Last updated on July 2019

Vitamin D as a Therapeutic Adjunct in the Stimulant Treatment of ADHD


Brief description of study

Specific Aim 1: As part of a within-subject, two-days, study design, to determine whether acute calcitriol (vs. placebo) pre-treatment is associated with greater amphetamine (Amp)-induced dopamine (DA) release in the caudate, putamen, ventral striatum (VST), and substantia nigra / ventral tegmental area (SN/VTA) of healthy human subjects.

Specific Aim 2: To determine whether acute calcitriol (vs. placebo) pre-treatment is associated with better performance on a test of attention (e.g., the continuous Performance Task or CPT-AX), after treatment with amphetamine. Hypothesis: Investigators hypothesize that Subjects pre-treated with calcitriol will have faster reaction times/higher accuracy on the CPT-AX vs. subjects pre-treated with placebo, after treatment with amphetamine.

Detailed Study Description

Increases in the rates of childhood ADHD over the past two decades have lead to speculation that calcitriol deficiency (e.g., secondary to the increased use of sunscreen and/or increases in sedentary, indoor lifestyles in children) plays a causal/contributory role in the etiology of ADHD. To date, evidence of a direct link is lacking.

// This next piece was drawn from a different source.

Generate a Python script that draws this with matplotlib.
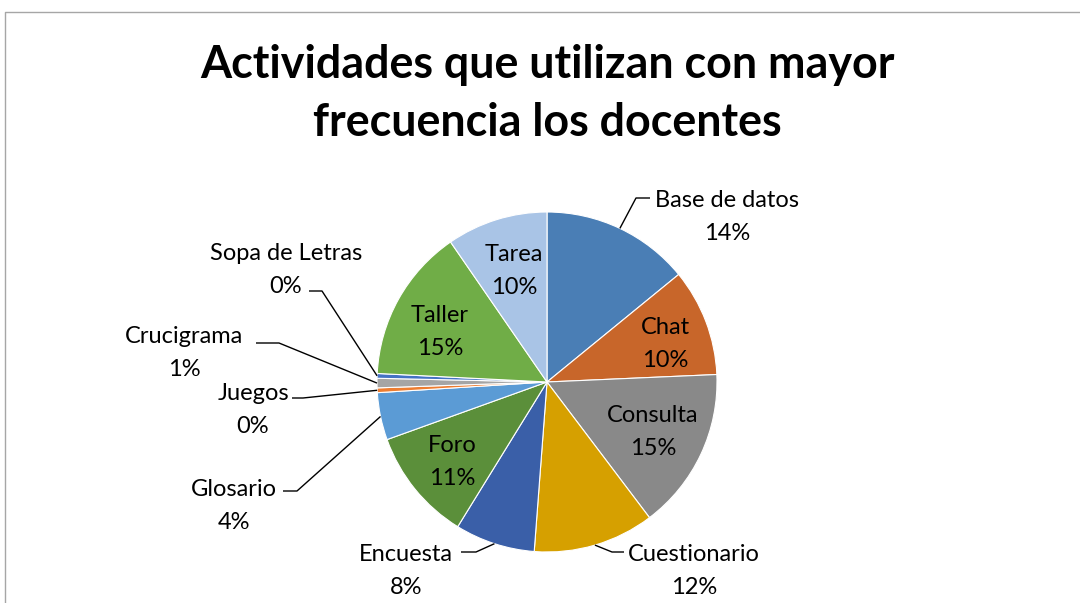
import matplotlib
matplotlib.use("Agg")
import matplotlib.pyplot as plt
import numpy as np
from matplotlib.lines import Line2D

categories = ["Base de datos", "Chat", "Consulta", "Cuestionario", "Encuesta", "Foro",
              "Glosario", "Juegos", "Crucigrama", "Sopa de Letras", "Taller", "Tarea"]
values = [14.1, 10.2, 15.4, 11.5, 7.6, 10.7, 4.5, 0.45, 0.9, 0.45, 14.6, 9.6]
colors = ["#4A7EB5", "#C8662A", "#898989", "#D6A000", "#3A5FA8", "#5B8F3A",
          "#5B9BD5", "#ED7D31", "#A5A5A5", "#4472C4", "#70AD47", "#A9C4E6"]
title = "Actividades que utilizan con mayor\nfrecuencia los docentes"

W, H = 1080, 603
CX, CY, R = 547, 382, 170  # pie centre / radius in pixels

# label layout (pixel positions of label centres; None elbow => inside label)
label_pos = {
    "Base de datos": (727, 217, (636, 198)),
    "Chat": (665, 344, None),
    "Consulta": (653, 432, None),
    "Cuestionario": (694, 571, (612, 552)),
    "Encuesta": (406, 571, (476, 552)),
    "Foro": (452, 462, None),
    "Glosario": (234, 506, (297, 491)),
    "Juegos": (253, 410, (303, 398)),
    "Crucigrama": (184, 353, (279, 343)),
    "Sopa de Letras": (286, 270, (322, 291)),
    "Taller": (440, 332, None),
    "Tarea": (514, 271, None),
}
text_edge = {  # x where the horizontal leader meets the text
    "Base de datos": 650, "Cuestionario": 624, "Encuesta": 461, "Glosario": 283,
    "Juegos": 292, "Crucigrama": 256, "Sopa de Letras": 309,
}

fig = plt.figure(figsize=(W / 100, H / 100), dpi=100)
ax = fig.add_axes([0, 0, 1, 1])

def px(x, y):
    return ((x - CX) / R, (CY - y) / R)

wedges, _ = ax.pie(values, colors=colors, startangle=90, counterclock=False,
                   radius=1.0, center=(0, 0), frame=False,
                   wedgeprops=dict(edgecolor="white", linewidth=0.8))
ax.set_xlim(-CX / R, (W - CX) / R)
ax.set_ylim(-(H - CY) / R, CY / R)
ax.set_aspect("equal")
ax.axis("off")

font = "Lato"
total = sum(values)
for w, cat, v in zip(wedges, categories, values):
    lx, ly, elbow = label_pos[cat]
    pct = f"{round(v / total * 100):.0f}%"
    tx, ty = px(lx, ly)
    ax.text(tx, ty, f"{cat}\n{pct}", ha="center", va="center", fontsize=17,
            family=font, color="black", linespacing=1.7)
    if elbow is not None:
        ang = np.deg2rad((w.theta1 + w.theta2) / 2)
        ex, ey = np.cos(ang), np.sin(ang)
        bx, by = px(*elbow)
        tx2, _ = px(text_edge[cat], elbow[1])
        ax.plot([ex, bx, tx2], [ey, by, by], color="black", lw=1.0,
                solid_capstyle="butt")

fig.text(547 / W, 1 - 94 / H, title, ha="center", va="center", fontsize=32.3,
         fontweight="bold", family=font, linespacing=1.45)

# chart frame (left and top edge visible)
fig.add_artist(Line2D([5 / W, 5 / W, 1.0], [0.0, 1 - 12 / H, 1 - 12 / H],
                      transform=fig.transFigure, color="#A6A6A6", lw=1.0))

fig.savefig("out.png", dpi=100)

One study showed higher maternal circulating Vitamin D levels in pregnancy are associated with lower risk of developing ADHD-like symptoms in childhood. On the other hand, another study did not replicate the above association, and a prospective study using umbilical cord samples stored at the time of birth reported no difference in serum vitamin D levels between ADHD group versus healthy controls. In terms of clinical trials, one randomized double blind study among adults with ADHD reported a beneficial effect of the intervention, measured with the Conners Adult ADHR rating scale, in comparison with placebo, but the intervention included the combination of vitamin D and several other micronutrients. An analysis of moderators of a positive response to ADHD behaviors did not reveal a significant predictive effect of vitamin D.

However, recent studies provide intriguing indirect evidence of an inverse relationship between solar intensity (SI) and/or altitude (a proxy for greater sun/UV light exposure) and regional rates of ADHD. One study examined three large datasets across 49 U.S. states for 2003 and 2007, and across 9 non-U.S. countries. This study examined the prevalence of ADHD and Solar Intensity (SI) maps. They found an inverse association between solar intensity and prevalence of ADHD. Another study examined two national survey datasets. They found an inverse relationship between altitude and prevalence of ADHD. Investigators hypothesize, as suggested by Huber, that a common denominator on the above studies is the increased vitamin D levels in those exposed to a higher solar intensity, which is known to increase with altitude.